Single by Jeffrey Osborne

from the album Jeffrey Osborne
- B-side: "I'm Beggin'"
- Released: September 1982 February 1983 (UK)
- Genre: Pop
- Length: 4:00
- Label: A&M
- Songwriters: Peter Schless, Jeffrey Osborne
- Producer: George Duke

Jeffrey Osborne singles chronology
| "I Really Don't Need No Light" (1982) | "On the Wings of Love" (1982) | "Eenie Meenie" (1983) |

Audio
- "On the Wings of Love" on YouTube

= On the Wings of Love (song) =

1982 song by Jeffrey Osborne

"On the Wings of Love" is a song by Jeffrey Osborne from his self-titled debut album released in 1982. Written alongside Peter Schless, the song was the second single from the album.
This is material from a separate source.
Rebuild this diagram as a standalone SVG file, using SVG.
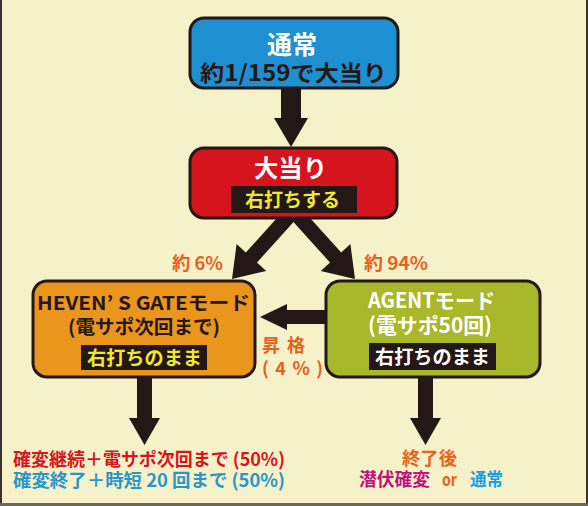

"On the Wings of Love" peaked at No. 29 on the U.S. Billboard Hot 100, No. 13 R&B, and No. 7 Adult Contemporary. It did well in the UK, where it reached No. 11. It also hit No. 1 on the Canadian Adult Contemporary chart.

The song became his biggest hit in the United Kingdom. Meanwhile in the United States, it was his biggest hit since the L.T.D. song "Back in Love Again", on which he was the lead singer.

==Personnel==
- Jeffrey Osborne – lead vocals, vocal arrangements, rhythm arrangements, background vocals
- George Duke – rhythm arrangements, piano
- Michael Sembello – guitar
- Steve Ferrone – drums
- Abraham Laboriel, Sr. – bass

==Chart history==
===Weekly charts===

| Chart (1982–84) | Peak position |
|---|---|
| Australia (Kent Music Report) | 36 |
| Belgium (Flanders) | 28 |
| Canada RPM Adult Contemporary | 1 |
| Ireland (IRMA) | 15 |
| Netherlands (Single Top 100) | 43 |
| UK Singles (Official Charts Company) | 11 |
| US Billboard Hot 100 | 29 |
| US Hot R&B/Hip-Hop Songs (Billboard) | 13 |
| US Adult Contemporary (Billboard) | 7 |
| US Cash Box Top 100 | 23 |

Year-end charts
| Chart (1984) | Position |
|---|---|
| UK Singles (Gallup) | 91 |

==Cover versions==
- Regine Velasquez recorded a cover of the song for the album R2K.
- Kyla recorded a cover of the song as the main theme song for the television series On the Wings of Love in 2015.